Sunday, April 5, 2009

bleachers


This is about not having a memory.   Here are the bleachers, piled up, in Donaldson Park, Highland Park, waiting for the new baseball season (they might, however, have to wait a long long time, since most of the park seems to have been plowed up and the soil mixed with sand and, one hopes, will soon be re-seeded).   They look, therefore, like a sign of spring: cue daffodils, willow trees bursting into bright green leaf, speedboats on the Raritan.   

But it's not quite my spring, at least not my memory prompt for spring.   I had an emotionally intense blast of that this morning, via Skype - courtesy of my father taking the computer round my parents' garden, and showing the - yes, daffodils, banks of them - and the magnolia, and the newly arrived roses that we gave them for Christmas, which they have planted up with spinach.   Spinach?   Is this the economy?   But the real nostalgic tug came not from the vegetation, but from the energetic birdsong.    

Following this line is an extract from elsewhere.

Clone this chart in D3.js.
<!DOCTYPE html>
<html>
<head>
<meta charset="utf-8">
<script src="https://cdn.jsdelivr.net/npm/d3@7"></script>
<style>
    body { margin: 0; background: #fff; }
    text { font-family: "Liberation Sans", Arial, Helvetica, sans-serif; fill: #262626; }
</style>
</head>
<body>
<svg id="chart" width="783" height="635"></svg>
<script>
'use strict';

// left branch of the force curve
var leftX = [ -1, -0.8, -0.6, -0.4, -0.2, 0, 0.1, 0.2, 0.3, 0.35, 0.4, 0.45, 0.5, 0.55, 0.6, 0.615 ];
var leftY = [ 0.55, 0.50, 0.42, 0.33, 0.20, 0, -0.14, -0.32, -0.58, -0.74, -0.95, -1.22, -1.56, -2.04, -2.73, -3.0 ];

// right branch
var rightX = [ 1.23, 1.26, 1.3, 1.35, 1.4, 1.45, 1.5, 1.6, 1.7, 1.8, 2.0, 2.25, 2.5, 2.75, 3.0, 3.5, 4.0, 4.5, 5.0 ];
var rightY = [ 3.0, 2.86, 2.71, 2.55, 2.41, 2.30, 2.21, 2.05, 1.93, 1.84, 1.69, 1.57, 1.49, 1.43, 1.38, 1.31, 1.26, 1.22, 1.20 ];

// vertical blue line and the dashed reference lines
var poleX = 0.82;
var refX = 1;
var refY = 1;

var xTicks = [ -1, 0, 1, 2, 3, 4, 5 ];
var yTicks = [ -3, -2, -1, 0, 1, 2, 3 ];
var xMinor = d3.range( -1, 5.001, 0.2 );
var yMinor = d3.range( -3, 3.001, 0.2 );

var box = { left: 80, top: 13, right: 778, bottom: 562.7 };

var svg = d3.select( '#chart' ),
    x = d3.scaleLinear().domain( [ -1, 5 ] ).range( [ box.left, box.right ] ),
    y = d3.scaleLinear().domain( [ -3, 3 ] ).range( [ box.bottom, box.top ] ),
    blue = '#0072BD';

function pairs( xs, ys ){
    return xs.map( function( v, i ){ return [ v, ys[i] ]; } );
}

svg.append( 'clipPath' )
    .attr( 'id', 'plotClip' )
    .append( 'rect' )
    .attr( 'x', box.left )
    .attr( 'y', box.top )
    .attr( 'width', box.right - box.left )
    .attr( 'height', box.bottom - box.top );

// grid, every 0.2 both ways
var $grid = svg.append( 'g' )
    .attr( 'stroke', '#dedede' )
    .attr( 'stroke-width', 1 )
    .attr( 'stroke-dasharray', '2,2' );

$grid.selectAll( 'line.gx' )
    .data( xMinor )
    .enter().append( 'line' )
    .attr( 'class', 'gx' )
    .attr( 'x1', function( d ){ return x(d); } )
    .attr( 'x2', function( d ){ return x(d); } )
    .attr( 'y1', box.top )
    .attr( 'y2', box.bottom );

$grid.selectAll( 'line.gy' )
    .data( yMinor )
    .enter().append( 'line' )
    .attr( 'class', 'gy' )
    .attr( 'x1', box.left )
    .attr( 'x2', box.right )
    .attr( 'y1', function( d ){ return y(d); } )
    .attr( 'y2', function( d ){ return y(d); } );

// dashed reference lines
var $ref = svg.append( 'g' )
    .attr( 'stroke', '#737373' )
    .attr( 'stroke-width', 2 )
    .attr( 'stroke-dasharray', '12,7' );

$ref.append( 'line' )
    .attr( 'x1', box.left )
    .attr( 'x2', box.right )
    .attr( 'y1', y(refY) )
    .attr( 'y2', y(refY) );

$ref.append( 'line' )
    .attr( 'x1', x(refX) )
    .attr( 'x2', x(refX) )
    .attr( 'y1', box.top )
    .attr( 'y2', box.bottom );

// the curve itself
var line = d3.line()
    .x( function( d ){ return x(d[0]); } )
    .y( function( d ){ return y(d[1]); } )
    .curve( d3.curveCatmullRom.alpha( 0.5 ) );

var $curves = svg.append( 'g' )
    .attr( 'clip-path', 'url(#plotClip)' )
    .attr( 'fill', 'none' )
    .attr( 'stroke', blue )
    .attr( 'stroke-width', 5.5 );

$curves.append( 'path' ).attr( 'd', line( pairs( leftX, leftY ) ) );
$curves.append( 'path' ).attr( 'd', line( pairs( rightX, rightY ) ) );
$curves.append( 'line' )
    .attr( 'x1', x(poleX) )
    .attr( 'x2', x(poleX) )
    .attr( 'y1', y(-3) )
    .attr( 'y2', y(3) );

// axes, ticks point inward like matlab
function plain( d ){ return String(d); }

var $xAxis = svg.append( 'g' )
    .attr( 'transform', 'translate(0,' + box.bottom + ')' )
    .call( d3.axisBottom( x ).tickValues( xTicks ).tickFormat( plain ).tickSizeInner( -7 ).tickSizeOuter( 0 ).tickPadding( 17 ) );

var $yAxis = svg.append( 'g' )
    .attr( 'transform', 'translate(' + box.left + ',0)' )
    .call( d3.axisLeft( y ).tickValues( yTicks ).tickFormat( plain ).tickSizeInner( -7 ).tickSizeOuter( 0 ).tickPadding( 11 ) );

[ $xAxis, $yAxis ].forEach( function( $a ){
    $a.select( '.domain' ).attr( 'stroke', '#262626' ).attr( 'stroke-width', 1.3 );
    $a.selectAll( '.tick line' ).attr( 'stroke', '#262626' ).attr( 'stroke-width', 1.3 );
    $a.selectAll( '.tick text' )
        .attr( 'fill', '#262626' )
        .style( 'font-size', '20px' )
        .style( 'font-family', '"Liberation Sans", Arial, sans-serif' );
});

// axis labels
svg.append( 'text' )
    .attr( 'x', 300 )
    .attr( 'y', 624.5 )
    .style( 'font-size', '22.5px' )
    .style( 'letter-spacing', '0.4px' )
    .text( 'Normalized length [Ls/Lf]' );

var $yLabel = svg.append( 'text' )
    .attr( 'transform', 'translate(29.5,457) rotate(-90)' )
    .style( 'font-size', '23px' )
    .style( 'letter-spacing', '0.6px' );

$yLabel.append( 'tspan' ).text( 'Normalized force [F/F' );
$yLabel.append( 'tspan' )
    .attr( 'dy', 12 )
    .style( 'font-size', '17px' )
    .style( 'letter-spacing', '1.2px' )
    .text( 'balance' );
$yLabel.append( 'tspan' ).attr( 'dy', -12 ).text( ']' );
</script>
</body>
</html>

Bleachers, though.   It took me some years or decades to realize what this word signified - something must eventually have rubbed off via my reading, but somehow the Joni Mitchell song ("The blonde in the bleachers/She flips her hair for you/Above the loudspeakers...The girls and the bands/And the rocknroll man") had me very confused, possibly with another non-British concept, the boardwalk.   And baseball is a sport I haven't yet really got the hang of.   Nor softball.   I played a yet further sibling, rounders, in junior school, but that didn't particularly draw me to its transatlantic cousin (rather, what I remember most about heading off to the playing field - itself historical, since it was where the first Wimbledon Lawn Tennis championship was held before it moved to its current home - is the picnic lunches that my mother packed for me, which would invariably include some sausage rolls, cooked from frozen, with their warm pastry crumbling damply over the handful of cherries, and with a chunk of compressed dates thrown in for good measure, and a warm tomato).   Women's basketball, yes (I'm watching the Final Four with the other half of my head), and, indeed, and to my own surprise, football.   But baseball?   My sense of sporting spring involves the emergence of the heavy roller on the cricket pitch, not benches piled up alongside an extraordinarily high piece of triangular netting.